Curator Sophia Peloponnisiou compares the apartment to Orhan Pamuk’s Museum of Innocence in Istanbul, but “that was fiction, the objects acquired to tell a love story he invented. While this was real.”
Insider tip: The Katakouzenos House Museum hosts occasional lectures, concerts, exhibitions, and performances that keep its owners’ literary salon and spirit alive.
Menandrou Street
A spicy, multicultural melting pot
Between Psirri and Omonia Square is a downtown district called Gerani that feels like a different country. At its heart is colourful Menandrou Street, where you’ll find Pakistani barber shops offering neck-cracking head massages, Chinese clothing emporiums, and tiny Asian grocers bedecked with chillies and filled with an abundance of exotic vegetables. In-the-know foodies venture here to pick up freshly ground spices, grab a kebab or falafel, or dine on home-cooked Asian meals that cost next to nothing. Apart from being a lively place of trade, the street is a microcosm of the multicultural communities that have infused—and essentially restructured—Athens over the last 20 years.

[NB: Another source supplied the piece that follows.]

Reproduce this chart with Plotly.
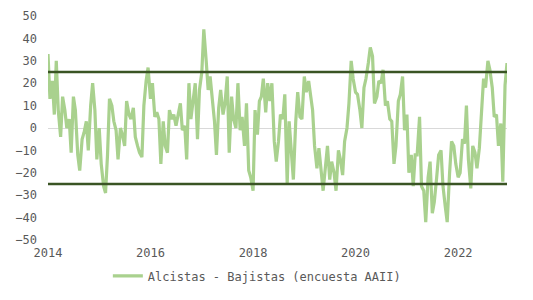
import pandas as pd
import plotly.graph_objects as go

# Semimonthly readings of the bull-bear spread (percentage points)
spread_part1 = [33, 13, 21, 6, 30, 8, -4, 14, 8, 0, 4, -11, 14, 8, -12, -19, -5, -2,
                3, -10, 10, 20, 8, -14, 0, -16, -26, -29, -12, 13, 10, 3, -1, -14, 0, -3]
spread_part2 = [-8, 12, 6, 4, 9, -4, -8, -11, -13, 10, 21, 27, 13, 20, 5, 7, 4, -16,
                3, -8, -11, 8, 4, 6, 1, 6, 11, -1, 1, -14, 20, 4, 12, 20, -5, 17]
spread_part3 = [25, 44, 30, 17, 23, 14, 3, -12, 9, 17, 6, 11, 23, -11, 14, 4, 0, 20,
                -1, 5, -8, 11, -19, -22, -28, 8, -3, 12, 14, 22, 7, 20, 12, 20, -6]
spread_part4 = [-15, -6, 6, 4, 15, -25, 3, -10, -23, 3, 16, 5, 4, 23, 16, 21, 15, 8,
                -8, -18, -9, -18, -28, -17, -8, -23, -15, -20, -28, -10, -14, -21, -6, 0, 11, 30]
spread_part5 = [22, 16, 15, 8, 0, 18, 22, 29, 36, 32, 11, 14, 21, 20, 26, 10, 12, 4,
                3, -16, -8, 12, 15, 23, -1, 6, -20, -12, -26, -12, -12, 5, -26, -28, -42, -22]
spread_part6 = [-15, -38, -33, -22, -12, -10, -26, -35, -42, -20, -6, -8, -16, -22, -20, -5, -7, 10,
                -14, -27, -8, -11, -18, -9, 8, 22, 18, 30, 26, 18, 5, 6, -8, 2, -24, 19, 29]

spread = spread_part1 + spread_part2 + spread_part3 + spread_part4 + spread_part5 + spread_part6
dates = pd.date_range("2014-01-01", periods=len(spread), freq="SMS")

upper_band = 25
lower_band = -25
series_name = "Alcistas - Bajistas (encuesta AAII)"

LIGHT = "#A9D18E"
DARK = "#3A5424"
TXT = "#595959"
FONT = "DejaVu Sans Mono"

fig = go.Figure()
fig.add_trace(go.Scatter(x=dates, y=spread, mode="lines", name=series_name,
                         line=dict(color=LIGHT, width=3.2)))
fig.add_trace(go.Scatter(x=[dates[0], dates[-1]], y=[upper_band, upper_band], mode="lines",
                         line=dict(color=DARK, width=2.5), showlegend=False, hoverinfo="skip"))
fig.add_trace(go.Scatter(x=[dates[0], dates[-1]], y=[lower_band, lower_band], mode="lines",
                         line=dict(color=DARK, width=2.5), showlegend=False, hoverinfo="skip"))

fig.update_layout(
    width=533, height=300,
    margin=dict(l=48, r=26, t=16, b=60, autoexpand=False),
    paper_bgcolor="white", plot_bgcolor="white",
    font=dict(family=FONT, size=12, color=TXT),
    showlegend=True,
    legend=dict(orientation="h", x=0.455, xanchor="center", y=-0.16, yanchor="middle",
                font=dict(family=FONT, size=12, color=TXT)),
)
fig.update_xaxes(range=[dates[0], dates[-1]], tick0="2014-01-01", dtick="M24",
                 tickformat="%Y", showgrid=False, showline=False, zeroline=False,
                 ticks="", ticklabelstandoff=4, tickfont=dict(family=FONT, size=12, color=TXT))
fig.update_yaxes(range=[-50, 50], dtick=10, showgrid=False, showline=False,
                 zeroline=True, zerolinecolor="#D9D9D9", zerolinewidth=1,
                 ticks="", ticklabelstandoff=10, tickfont=dict(family=FONT, size=12, color=TXT))

fig.write_html("out.html")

Insider tip: On nearby Anaxagoras Street, Romantso is a cultural centre, creative incubator and café-bar that brings hipster cool to the area’s edgy grit.
The Vespasianae
Public toilets built by the Romans
At the northern entrance to the Roman Agora, look for the outline of a rectangular building with a marble floor and a raised bench with two holes in it—all that remains of the 68 public latrines that once stood here. The walled structure originally had an atrium for ventilation and light. Running water was channelled into a drain connected to the sewers. The toilets offered seclusion from passers-by but hardly privacy: the seats were only 56 centimetres apart.
Non-existent until the Romans took over Athens, public loos were de rigueur in every Roman city. The emperor Vespasian is credited with introducing them in AD 74 and then taxing their use to fund ambitious projects, including the Colosseum.
Insider tip: Also in the Roman Agora, the recently restored Fethiye Mosque, built by the Ottomans, often hosts interesting exhibitions.